News from Mammoth: OST Camp #1

Submitted by OST Men’s Coach, Cam McKenzie

“Our first on snow OST camp is in the books. We finally found some true California days and ended the camp on a high note. Overall, we had a successful camp that saw the athletes make substantial changes to their skiing with technical and tactical understanding.

Mammoth (California) treated us exceptionally well and provided a prime location for the athletes to get miles on miles of methodical and technically-focused skiing. We took advantage of the free ski opportunities as much as possible and did a lot of work outside of gated environments.

The primary focus of the camp was establishing an engaged, balanced position on the ski to initiate the turn. It took a bit of time over the first couple days on snow to get the group to back off the performance and speed (they are racers after all) and take the time and focus necessary to make fundamental technical changes to their skiing. Once they understood the process, their work and diligence was evident. They all found a stronger, more balanced position over the ski and were initiating turns more effectively and efficiently. While the work continues to be slow to moderate speed, with low to moderate intensity, the technical platform that we can establish here will pay dividends as we increase speed, performance, and intensity through the prep period and into the competition season.
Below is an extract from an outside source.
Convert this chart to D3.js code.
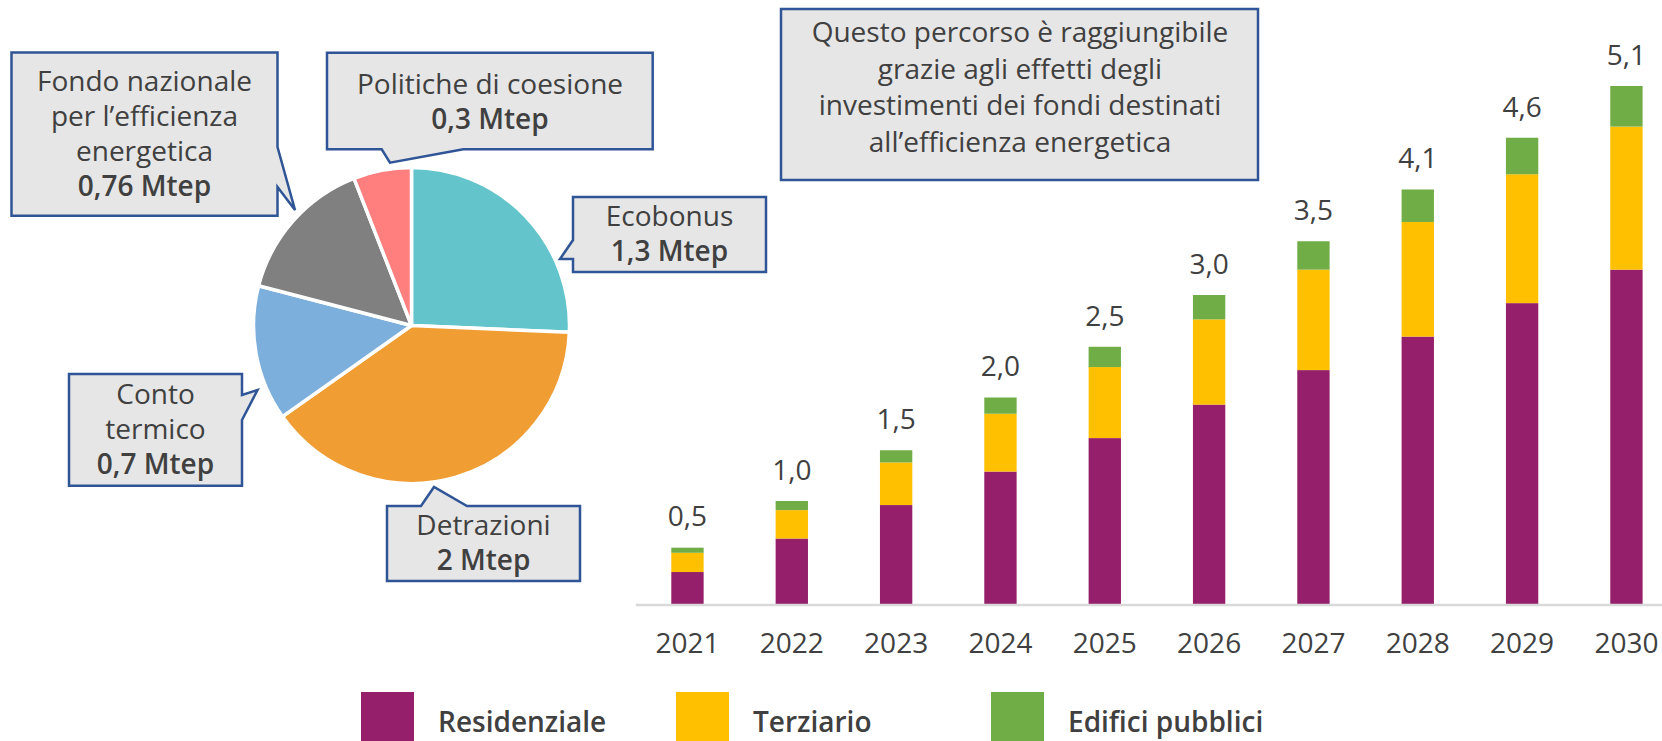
<!DOCTYPE html>
<html>
<head>
<meta charset="utf-8">
<script src="https://cdn.jsdelivr.net/npm/d3@7"></script>
<style>
  body { margin: 0; background: #fff; }
  text { font-family: "Open Sans", Lato, sans-serif; fill: #404040; }
</style>
</head>
<body>
<div class="chart"></div>
<script>
// Pie data (Mtep per strumento)
let pieNames = ["Ecobonus", "Detrazioni", "Conto termico", "Fondo nazionale per l\u2019efficienza energetica", "Politiche di coesione"];
let pieValues = [1.3, 2, 0.7, 0.76, 0.3];
let pieColors = ["#63C5CB", "#F09E33", "#7DAFDD", "#808080", "#FF7F7F"];

// Bar data
let years = ["2021", "2022", "2023", "2024", "2025", "2026", "2027", "2028", "2029", "2030"];
let residenziale = [0.32, 0.65, 0.98, 1.31, 1.64, 1.97, 2.31, 2.64, 2.97, 3.30];
let terziario = [0.19, 0.28, 0.42, 0.57, 0.70, 0.84, 0.99, 1.13, 1.27, 1.41];
let edificiPubblici = [0.05, 0.09, 0.12, 0.16, 0.20, 0.24, 0.28, 0.32, 0.36, 0.40];
let totals = [0.5, 1.0, 1.5, 2.0, 2.5, 3.0, 3.5, 4.1, 4.6, 5.1];
let seriesNames = ["Residenziale", "Terziario", "Edifici pubblici"];
let seriesColors = ["#951F6B", "#FFC000", "#70AD47"];

let noteLines = ["Questo percorso \u00e8 raggiungibile", "grazie agli effetti degli", "investimenti dei fondi destinati", "all\u2019efficienza energetica"];

let svgWidth = 1662;
let svgHeight = 741;

let svg = d3.select(".chart")
  .append("svg")
  .attr("width", svgWidth)
  .attr("height", svgHeight);

let fmt = v => String(v).replace(".", ",");
let fontSize = "28px";

// ---------- Pie ----------
let pieCenter = [411.5, 325.5];
let pie = d3.pie().sort(null).value(d => d);
let arc = d3.arc().innerRadius(0).outerRadius(158);

svg.append("g")
  .attr("transform", `translate(${pieCenter[0]}, ${pieCenter[1]})`)
  .selectAll("path")
  .data(pie(pieValues))
  .enter().append("path")
  .attr("d", arc)
  .attr("fill", (d, i) => pieColors[i])
  .attr("stroke", "#fff")
  .attr("stroke-width", 3.5)
  .attr("stroke-linejoin", "round");

// callouts: box outline with pointer, text lines (centre y), index into pie data
let callouts = [
  { idx: 0, pts: [[573, 197], [766, 197], [766, 272], [573, 272], [573, 259], [560, 259], [573, 240]],
    cx: 669.5, lines: ["Ecobonus"], ys: [216.5, 251.5] },
  { idx: 1, pts: [[387, 506], [421, 506], [434, 487], [467, 506], [580, 506], [580, 581], [387, 581]],
    cx: 483.5, lines: ["Detrazioni"], ys: [525, 560] },
  { idx: 2, pts: [[69, 374], [242, 374], [242, 395], [257.5, 390], [242, 420], [242, 485.7], [69, 485.7]],
    cx: 155.5, lines: ["Conto", "termico"], ys: [394, 429, 464] },
  { idx: 3, pts: [[11.5, 52.5], [277.5, 52.5], [277.5, 147], [295, 210], [277.5, 187], [277.5, 215.7], [11.5, 215.7]],
    cx: 144.5, lines: ["Fondo nazionale", "per l\u2019efficienza", "energetica"], ys: [81.5, 116.5, 151.5, 186.5] },
  { idx: 4, pts: [[327, 52.7], [652.7, 52.7], [652.7, 149.3], [463.3, 149.3], [390, 162.7], [381.7, 149.3], [327, 149.3]],
    cx: 490, lines: ["Politiche di coesione"], ys: [84, 119] }
];

callouts.forEach(function(c) {
  let g = svg.append("g");
  g.append("path")
    .attr("d", "M" + c.pts.map(p => p.join(",")).join("L") + "Z")
    .attr("fill", "#E6E6E6")
    .attr("stroke", "#2F5597")
    .attr("stroke-width", 2.5);
  c.lines.forEach(function(line, i) {
    g.append("text")
      .attr("x", c.cx)
      .attr("y", c.ys[i])
      .attr("dy", "0.35em")
      .attr("text-anchor", "middle")
      .style("font-size", fontSize)
      .text(line);
  });
  g.append("text")
    .attr("x", c.cx)
    .attr("y", c.ys[c.ys.length - 1])
    .attr("dy", "0.35em")
    .attr("text-anchor", "middle")
    .style("font-size", fontSize)
    .style("font-weight", 600)
    .text(fmt(pieValues[c.idx]) + " Mtep");
});

// ---------- Note box ----------
svg.append("rect")
  .attr("x", 781).attr("y", 9)
  .attr("width", 477).attr("height", 171)
  .attr("fill", "#E6E6E6")
  .attr("stroke", "#2F5597")
  .attr("stroke-width", 2.5);

svg.selectAll(".note")
  .data(noteLines)
  .enter().append("text")
  .attr("class", "note")
  .attr("x", 1020)
  .attr("y", (d, i) => 32 + i * 36.7)
  .attr("dy", "0.35em")
  .attr("text-anchor", "middle")
  .style("font-size", fontSize)
  .text(d => d);

// ---------- Stacked bars ----------
let x = d3.scaleBand()
  .domain(years)
  .range([635.3, 1678.6])
  .paddingInner(0.69)
  .paddingOuter(0.345);

let y = d3.scaleLinear()
  .domain([0, 5.1])
  .range([604.5, 87]);

let table = years.map((yr, i) => ({
  year: yr,
  Residenziale: residenziale[i],
  Terziario: terziario[i],
  "Edifici pubblici": edificiPubblici[i]
}));

let stacked = d3.stack().keys(seriesNames)(table);

let bars = svg.append("g");
bars.selectAll("g")
  .data(stacked)
  .enter().append("g")
  .attr("fill", (d, i) => seriesColors[i])
  .selectAll("rect")
  .data(d => d)
  .enter().append("rect")
  .attr("x", d => x(d.data.year))
  .attr("y", d => y(d[1]))
  .attr("width", x.bandwidth())
  .attr("height", d => y(d[0]) - y(d[1]));

// totals above bars
svg.selectAll(".total")
  .data(years)
  .enter().append("text")
  .attr("class", "total")
  .attr("x", d => x(d) + x.bandwidth() / 2)
  .attr("y", (d, i) => y(residenziale[i] + terziario[i] + edificiPubblici[i]) - 31)
  .attr("dy", "0.35em")
  .attr("text-anchor", "middle")
  .style("font-size", fontSize)
  .text((d, i) => totals[i].toFixed(1).replace(".", ","));

// x axis
let xAxis = svg.append("g")
  .attr("transform", `translate(0, ${y(0)})`)
  .call(d3.axisBottom(x).tickSize(0).tickPadding(29));
xAxis.select(".domain").attr("stroke", "#D9D9D9").attr("stroke-width", 2.5);
xAxis.selectAll("text")
  .style("font-size", fontSize)
  .style("font-family", "'Open Sans', sans-serif")
  .attr("fill", "#404040");

// ---------- Legend ----------
let legendX = [361, 676, 991];
let legend = svg.selectAll(".legend")
  .data(seriesNames)
  .enter().append("g")
  .attr("class", "legend");

legend.append("rect")
  .attr("x", (d, i) => legendX[i])
  .attr("y", 692)
  .attr("width", 53)
  .attr("height", 55)
  .attr("fill", (d, i) => seriesColors[i]);

legend.append("text")
  .attr("x", (d, i) => legendX[i] + 77)
  .attr("y", 722)
  .attr("dy", "0.35em")
  .style("font-size", fontSize)
  .style("font-weight", 600)
  .text(d => d);
</script>
</body>
</html>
Off-snow, our dryland work was primarily at one of Mammoth Lakes’ gyms due to some inconsistent weather. We followed the programming provided by team at the Canadian Sport Institute of Ontario (CSIO) which includes the freedom to tailor programming to the loads the athletes are facing on-snow, and their relative fatigue. Primarily, the focus was on movement and activation to prepare for the next day on snow with additional strength and anaerobic loading as was suitable.

The athletes pushed hard on snow and maintained a focused and positive attitude. They stayed focused through inclement weather at the start of the camp (which certainly added an additional mental load) and continued to execute quality work each day even with slow speed drills and significant mileage.”